De rechtbank is dan ook van oordeel dat niet gesproken kan worden van een gezagsrelatie tussen de student-recruiters en eiseres en derhalve evenmin van een privaatrechtelijke dienstbetrekking en van verzekeringsplicht.
Gelet op het voorgaande is de rechtbank van oordeel dat het bestreden besluit geen stand kan houden nu verweerder bij gebreke van een wettelijke grondslag niet bevoegd was tot het opleggen van premiecorrecties over te gaan.
Aangezien er naar het oordeel van de rechtbank na de vernietiging van het bestreden besluit rechtens slechts één beslissing op bezwaar mogelijk is, zal de rechtbank onder toepassing van artikel 8:72, vierde lid, van de Algemene wet bestuursrecht zelf in de zaak voorzien door de oplegging van de correctienota’s te herroepen.
Nu de oplegging van de premiecorrecties herroepen wordt, ontvalt aan het boetebesluit de grondslag zodat ook dit besluit dient te worden herroepen.
Verweerder dient het griffierecht en de proceskosten te vergoeden.
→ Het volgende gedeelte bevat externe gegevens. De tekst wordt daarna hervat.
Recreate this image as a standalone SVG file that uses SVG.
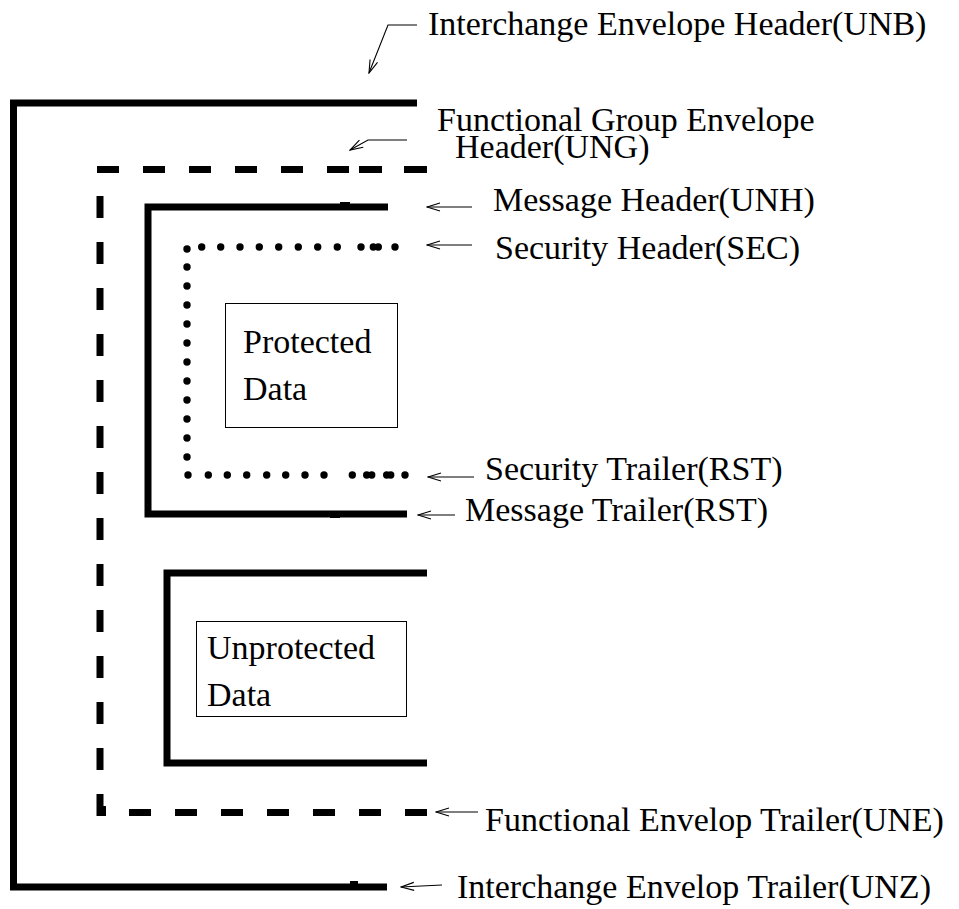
<svg xmlns="http://www.w3.org/2000/svg" width="959" height="909" viewBox="0 0 959 909">
  <style>
    .solid { fill: none; stroke: #000; stroke-width: 7; stroke-linecap: butt; stroke-linejoin: miter; }
    .dash { fill: none; stroke: #000; stroke-width: 7; stroke-dasharray: 22 24; stroke-linecap: butt; }
    .dot { fill: #000; }
    .box { fill: #fff; stroke: #000; stroke-width: 1; }
    .lead { fill: none; stroke: #000; stroke-width: 1.1; }
    text { font-family: "Liberation Serif", "Times New Roman", serif; font-size: 34px; fill: #000; }
  </style>
  <defs>
    <marker id="open-head" markerUnits="userSpaceOnUse" markerWidth="16" markerHeight="12" refX="0" refY="0" viewBox="-15 -6 16 12" orient="auto">
      <path d="M-13,-4 L0,0 L-13,4" fill="none" stroke="#000" stroke-width="1.1"/>
    </marker>
    <circle id="d" r="3.7" class="dot"/>
  </defs>

  <rect width="959" height="909" fill="#fff"/>

  <!-- Interchange envelope (UNB ... UNZ) -->
  <g id="interchange">
    <path class="solid" d="M417 103 H13.5 V887 H387"/>
    <rect x="350" y="881" width="8" height="4" fill="#000"/>
  </g>

  <!-- Functional group envelope (UNG ... UNE), dashed -->
  <g id="functional-group">
    <path class="dash" d="M97 169.5 H349"/>
    <rect x="359" y="166" width="23" height="7" fill="#000"/>
    <rect x="404" y="166" width="23" height="7" fill="#000"/>
    <path class="dash" d="M100 196 V816"/>
    <rect x="97" y="806" width="9" height="10" fill="#000"/>
    <path class="dash" d="M129 812.5 H428"/>
  </g>

  <!-- Message (UNH ... UNT) -->
  <g id="message">
    <path class="solid" d="M388 207 H148 V514 H407"/>
    <rect x="340" y="202" width="10" height="3" fill="#000"/>
    <rect x="330" y="516" width="10" height="2" fill="#000"/>
  </g>

  <!-- Security header / trailer, dotted -->
  <g id="security">
    <use href="#d" x="187" y="249"/>
    <use href="#d" x="201.7" y="247"/>
    <use href="#d" x="220.7" y="247"/>
    <use href="#d" x="240" y="247"/>
    <use href="#d" x="259.3" y="247"/>
    <use href="#d" x="278.7" y="247"/>
    <use href="#d" x="298.3" y="247"/>
    <use href="#d" x="317.7" y="247"/>
    <use href="#d" x="337.3" y="247"/>
    <use href="#d" x="361" y="247"/>
    <use href="#d" x="373.3" y="247"/>
    <use href="#d" x="378.3" y="247"/>
    <use href="#d" x="395" y="247"/>

    <use href="#d" x="187" y="267"/>
    <use href="#d" x="187" y="286"/>
    <use href="#d" x="187" y="305"/>
    <use href="#d" x="187" y="324"/>
    <use href="#d" x="187" y="343"/>
    <use href="#d" x="187" y="362"/>
    <use href="#d" x="187" y="381"/>
    <use href="#d" x="187" y="400"/>
    <use href="#d" x="187" y="419"/>
    <use href="#d" x="187" y="438"/>
    <use href="#d" x="187" y="457"/>

    <use href="#d" x="188" y="475"/>
    <use href="#d" x="208.3" y="475"/>
    <use href="#d" x="227.3" y="475"/>
    <use href="#d" x="246.7" y="475"/>
    <use href="#d" x="266.7" y="475"/>
    <use href="#d" x="285.7" y="475"/>
    <use href="#d" x="305" y="475"/>
    <use href="#d" x="324" y="475"/>
    <use href="#d" x="352.3" y="475"/>
    <use href="#d" x="366.7" y="475"/>
    <use href="#d" x="371.7" y="475"/>
    <use href="#d" x="386.7" y="475"/>
    <use href="#d" x="390.7" y="475"/>
    <use href="#d" x="405" y="475"/>
  </g>

  <!-- Protected data -->
  <g id="protected-data">
    <rect class="box" x="225.5" y="303.5" width="172" height="124"/>
    <text x="243" y="353">Protected</text>
    <text x="243" y="400">Data</text>
  </g>

  <!-- Unprotected message -->
  <g id="unprotected-message">
    <path class="solid" d="M427 573 H167 V763 H427"/>
  </g>

  <!-- Unprotected data -->
  <g id="unprotected-data">
    <rect class="box" x="196.5" y="621.5" width="210" height="95"/>
    <text x="207" y="659">Unprotected</text>
    <text x="207" y="706">Data</text>
  </g>

  <!-- Leader lines -->
  <g id="connectors">
    <path class="lead" d="M417 25 H388 L369 73" marker-end="url(#open-head)"/>
    <path class="lead" d="M407 140 H368 L350 150" marker-end="url(#open-head)"/>
    <path class="lead" d="M472 207 H427" marker-end="url(#open-head)"/>
    <path class="lead" d="M472 245 H427" marker-end="url(#open-head)"/>
    <path class="lead" d="M474 477 H428" marker-end="url(#open-head)"/>
    <path class="lead" d="M455 515 H418" marker-end="url(#open-head)"/>
    <path class="lead" d="M478 812 H436" marker-end="url(#open-head)"/>
    <path class="lead" d="M442 885 L401 887" marker-end="url(#open-head)"/>
  </g>

  <!-- Labels -->
  <g id="labels">
    <text x="428" y="35">Interchange Envelope Header(UNB)</text>
    <text x="437" y="131">Functional Group Envelope</text>
    <text x="455" y="158">Header(UNG)</text>
    <text x="493" y="211">Message Header(UNH)</text>
    <text x="495" y="259">Security Header(SEC)</text>
    <text x="485" y="480">Security Trailer(RST)</text>
    <text x="465" y="521">Message Trailer(RST)</text>
    <text x="485" y="831">Functional Envelop Trailer(UNE)</text>
    <text x="457" y="898">Interchange Envelop Trailer(UNZ)</text>
  </g>
</svg>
? verklaart het beroep gegrond;
? vernietigt het bestreden besluit;
? herroept de correctie- en boetebesluiten van 10 juli 2003 en van 15 juli 2003 onder gegrondverklaring van de daartegen gerichte bezwaren;
? bepaalt dat deze uitspraak in de plaats treedt van het vernietigde bestreden besluit;
? bepaalt dat het Uitvoeringsinstituut Werknemersverzekeringen aan eiseres het griffierecht ad € 232,00 (zegge: tweehonderd tweeëndertig euro) voldoet;
? veroordeelt verweerder in de hiervoor omschreven proceskosten, begroot op € 644,- (zegge: zeshonderd vierenveertig euro), te betalen door het Uitvoeringsinstituut Werknemersverzekeringen aan eiseres.
Deze uitspraak is gedaan op 3 augustus 2006 door mr. H.P. Kijlstra, rechter, in tegenwoordigheid van mr. M. de Vries, griffier, en bekendgemaakt door verzending aan partijen op de hieronder vermelde datum.
Tegen deze uitspraak kunnen een belanghebbende en het bestuursorgaan gedurende zes weken na toezending van deze uitspraak hoger beroep instellen bij de Centrale Raad van Beroep te Utrecht.